— START OF Available data —
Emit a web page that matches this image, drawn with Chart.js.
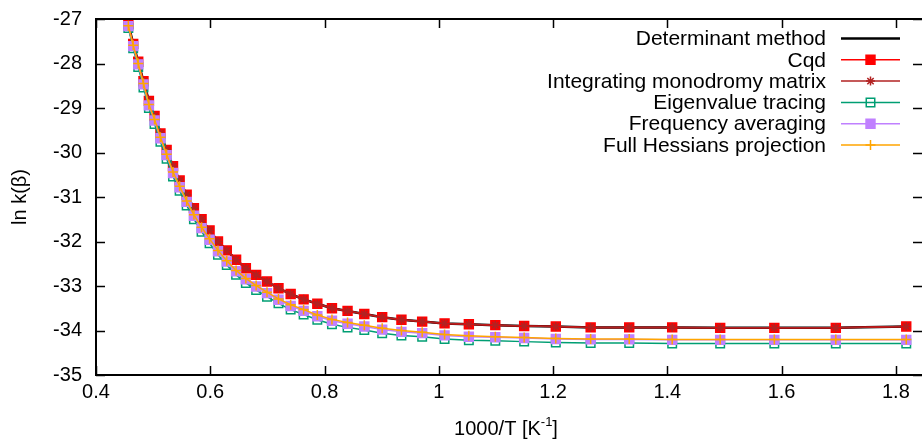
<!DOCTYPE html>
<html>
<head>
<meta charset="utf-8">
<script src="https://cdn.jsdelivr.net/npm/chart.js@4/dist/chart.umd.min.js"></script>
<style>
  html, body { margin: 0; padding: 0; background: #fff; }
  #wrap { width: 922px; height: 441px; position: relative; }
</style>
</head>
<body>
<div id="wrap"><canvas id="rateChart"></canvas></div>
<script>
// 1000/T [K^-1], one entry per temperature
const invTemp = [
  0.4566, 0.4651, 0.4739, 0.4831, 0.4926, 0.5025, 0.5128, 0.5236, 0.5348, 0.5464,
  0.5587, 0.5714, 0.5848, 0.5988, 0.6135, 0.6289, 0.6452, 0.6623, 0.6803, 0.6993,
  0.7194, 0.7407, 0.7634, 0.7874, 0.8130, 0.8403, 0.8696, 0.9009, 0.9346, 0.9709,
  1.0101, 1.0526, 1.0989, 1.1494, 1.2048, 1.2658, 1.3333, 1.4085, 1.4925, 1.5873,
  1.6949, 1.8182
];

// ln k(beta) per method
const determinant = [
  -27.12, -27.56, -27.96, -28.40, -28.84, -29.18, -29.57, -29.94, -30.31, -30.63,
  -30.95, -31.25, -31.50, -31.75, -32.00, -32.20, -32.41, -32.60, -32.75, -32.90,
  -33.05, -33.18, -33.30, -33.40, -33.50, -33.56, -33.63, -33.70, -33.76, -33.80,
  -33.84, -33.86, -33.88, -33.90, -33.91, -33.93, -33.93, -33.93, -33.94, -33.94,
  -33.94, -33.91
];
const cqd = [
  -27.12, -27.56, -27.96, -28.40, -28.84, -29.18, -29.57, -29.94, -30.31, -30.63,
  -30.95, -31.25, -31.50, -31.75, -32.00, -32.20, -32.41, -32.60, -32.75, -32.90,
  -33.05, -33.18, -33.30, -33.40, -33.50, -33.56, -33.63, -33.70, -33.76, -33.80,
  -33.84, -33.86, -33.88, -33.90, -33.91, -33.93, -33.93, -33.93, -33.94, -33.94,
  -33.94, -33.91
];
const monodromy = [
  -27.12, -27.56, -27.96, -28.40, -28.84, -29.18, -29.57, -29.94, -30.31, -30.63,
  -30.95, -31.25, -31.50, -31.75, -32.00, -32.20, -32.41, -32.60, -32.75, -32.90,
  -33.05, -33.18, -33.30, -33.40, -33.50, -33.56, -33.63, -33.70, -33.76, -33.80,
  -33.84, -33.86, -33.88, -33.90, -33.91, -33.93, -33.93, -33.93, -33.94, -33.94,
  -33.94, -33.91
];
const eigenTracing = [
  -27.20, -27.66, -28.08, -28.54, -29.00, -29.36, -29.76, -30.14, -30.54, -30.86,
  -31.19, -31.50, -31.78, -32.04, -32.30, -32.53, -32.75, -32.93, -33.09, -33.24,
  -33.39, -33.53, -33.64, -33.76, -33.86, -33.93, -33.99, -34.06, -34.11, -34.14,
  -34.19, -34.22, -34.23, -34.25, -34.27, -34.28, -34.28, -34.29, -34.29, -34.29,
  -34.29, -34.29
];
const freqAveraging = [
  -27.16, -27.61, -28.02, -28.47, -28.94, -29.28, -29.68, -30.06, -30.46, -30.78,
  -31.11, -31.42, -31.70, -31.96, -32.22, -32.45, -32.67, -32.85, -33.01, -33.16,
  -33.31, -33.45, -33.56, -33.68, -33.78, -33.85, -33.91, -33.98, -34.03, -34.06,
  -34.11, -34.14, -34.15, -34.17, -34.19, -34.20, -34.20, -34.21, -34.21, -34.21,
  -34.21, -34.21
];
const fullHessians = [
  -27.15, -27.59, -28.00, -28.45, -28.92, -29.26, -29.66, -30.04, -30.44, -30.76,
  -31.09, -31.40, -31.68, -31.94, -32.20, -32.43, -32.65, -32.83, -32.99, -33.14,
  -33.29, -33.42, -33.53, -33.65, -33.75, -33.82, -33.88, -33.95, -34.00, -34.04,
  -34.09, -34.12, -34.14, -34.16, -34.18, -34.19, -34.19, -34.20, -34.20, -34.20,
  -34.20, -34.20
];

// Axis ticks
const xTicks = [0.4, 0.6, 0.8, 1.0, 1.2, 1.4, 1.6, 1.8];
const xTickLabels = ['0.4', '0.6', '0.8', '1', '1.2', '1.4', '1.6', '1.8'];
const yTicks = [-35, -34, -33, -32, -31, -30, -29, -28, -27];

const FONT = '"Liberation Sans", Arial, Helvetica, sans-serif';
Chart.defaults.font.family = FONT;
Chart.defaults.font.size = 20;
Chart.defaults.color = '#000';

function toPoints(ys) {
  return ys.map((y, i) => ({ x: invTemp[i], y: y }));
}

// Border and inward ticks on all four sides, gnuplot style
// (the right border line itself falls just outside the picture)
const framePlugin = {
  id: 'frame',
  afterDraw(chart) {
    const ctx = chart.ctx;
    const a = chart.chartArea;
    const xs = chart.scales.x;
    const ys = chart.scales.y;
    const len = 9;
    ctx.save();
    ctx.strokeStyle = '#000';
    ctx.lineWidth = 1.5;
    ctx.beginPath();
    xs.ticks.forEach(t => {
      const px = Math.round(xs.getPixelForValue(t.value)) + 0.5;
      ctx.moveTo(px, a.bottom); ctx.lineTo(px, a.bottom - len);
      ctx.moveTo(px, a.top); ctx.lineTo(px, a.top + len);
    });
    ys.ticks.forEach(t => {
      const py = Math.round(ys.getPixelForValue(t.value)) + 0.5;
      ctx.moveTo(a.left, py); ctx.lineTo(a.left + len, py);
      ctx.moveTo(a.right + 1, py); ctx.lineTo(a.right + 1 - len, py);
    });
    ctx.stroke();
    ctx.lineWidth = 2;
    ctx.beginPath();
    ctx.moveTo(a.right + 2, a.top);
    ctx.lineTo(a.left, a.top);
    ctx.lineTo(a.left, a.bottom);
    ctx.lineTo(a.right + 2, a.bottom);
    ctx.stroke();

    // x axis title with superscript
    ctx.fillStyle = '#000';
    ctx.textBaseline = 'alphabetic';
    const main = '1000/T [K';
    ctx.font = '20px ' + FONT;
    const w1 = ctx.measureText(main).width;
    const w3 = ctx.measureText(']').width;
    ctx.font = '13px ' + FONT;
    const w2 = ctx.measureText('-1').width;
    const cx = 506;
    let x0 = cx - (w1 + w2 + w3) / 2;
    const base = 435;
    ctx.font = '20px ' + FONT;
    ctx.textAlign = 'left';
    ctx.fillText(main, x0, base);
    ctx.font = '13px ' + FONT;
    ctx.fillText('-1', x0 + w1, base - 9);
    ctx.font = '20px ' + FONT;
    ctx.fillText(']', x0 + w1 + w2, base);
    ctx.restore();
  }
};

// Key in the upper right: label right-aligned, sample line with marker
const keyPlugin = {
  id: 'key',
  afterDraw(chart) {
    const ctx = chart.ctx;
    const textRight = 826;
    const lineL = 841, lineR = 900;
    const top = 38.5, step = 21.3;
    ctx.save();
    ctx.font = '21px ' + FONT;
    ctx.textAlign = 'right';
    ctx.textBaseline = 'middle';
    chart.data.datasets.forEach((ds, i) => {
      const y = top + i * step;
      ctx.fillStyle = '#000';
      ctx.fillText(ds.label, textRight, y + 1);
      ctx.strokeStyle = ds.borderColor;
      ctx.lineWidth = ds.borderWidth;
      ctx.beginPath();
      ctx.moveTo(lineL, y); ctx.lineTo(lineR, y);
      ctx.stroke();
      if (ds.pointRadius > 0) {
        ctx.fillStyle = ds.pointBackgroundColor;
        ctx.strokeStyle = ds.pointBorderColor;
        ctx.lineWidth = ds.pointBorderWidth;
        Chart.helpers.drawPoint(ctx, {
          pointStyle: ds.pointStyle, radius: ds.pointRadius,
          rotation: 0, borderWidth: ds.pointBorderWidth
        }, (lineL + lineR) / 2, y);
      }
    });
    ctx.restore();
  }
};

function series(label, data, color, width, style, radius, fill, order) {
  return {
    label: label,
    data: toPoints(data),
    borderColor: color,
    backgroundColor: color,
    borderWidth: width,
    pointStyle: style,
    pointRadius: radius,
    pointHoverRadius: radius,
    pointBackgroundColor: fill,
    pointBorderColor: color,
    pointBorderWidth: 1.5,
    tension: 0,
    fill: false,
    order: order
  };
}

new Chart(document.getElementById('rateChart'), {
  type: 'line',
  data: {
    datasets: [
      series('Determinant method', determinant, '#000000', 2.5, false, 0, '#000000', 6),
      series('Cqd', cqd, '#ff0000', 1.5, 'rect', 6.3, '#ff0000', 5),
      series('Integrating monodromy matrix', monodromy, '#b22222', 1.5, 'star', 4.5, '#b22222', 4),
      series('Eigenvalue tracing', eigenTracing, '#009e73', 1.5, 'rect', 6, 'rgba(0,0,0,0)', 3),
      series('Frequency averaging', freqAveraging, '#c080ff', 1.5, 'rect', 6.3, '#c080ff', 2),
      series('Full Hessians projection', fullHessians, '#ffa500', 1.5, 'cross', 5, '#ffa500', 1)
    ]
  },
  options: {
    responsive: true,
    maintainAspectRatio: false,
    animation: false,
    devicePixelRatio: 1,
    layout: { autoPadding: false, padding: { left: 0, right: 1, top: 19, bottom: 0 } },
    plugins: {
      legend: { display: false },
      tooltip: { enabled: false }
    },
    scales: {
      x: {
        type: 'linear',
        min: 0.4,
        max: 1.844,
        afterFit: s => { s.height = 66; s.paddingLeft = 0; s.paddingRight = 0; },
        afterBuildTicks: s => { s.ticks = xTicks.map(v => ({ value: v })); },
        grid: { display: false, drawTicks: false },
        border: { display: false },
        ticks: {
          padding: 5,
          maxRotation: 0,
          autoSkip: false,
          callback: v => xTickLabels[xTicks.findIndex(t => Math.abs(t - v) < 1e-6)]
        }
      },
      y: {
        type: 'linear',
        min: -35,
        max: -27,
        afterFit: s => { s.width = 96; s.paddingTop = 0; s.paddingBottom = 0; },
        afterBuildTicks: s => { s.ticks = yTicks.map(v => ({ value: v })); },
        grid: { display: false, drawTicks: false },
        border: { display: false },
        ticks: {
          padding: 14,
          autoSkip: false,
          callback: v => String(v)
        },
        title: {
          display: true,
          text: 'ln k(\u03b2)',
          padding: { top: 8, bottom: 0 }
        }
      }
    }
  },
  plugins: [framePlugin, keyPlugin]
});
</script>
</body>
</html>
— END OF Available data —
Write only the number of lines in the data above that include "with".

Result = 3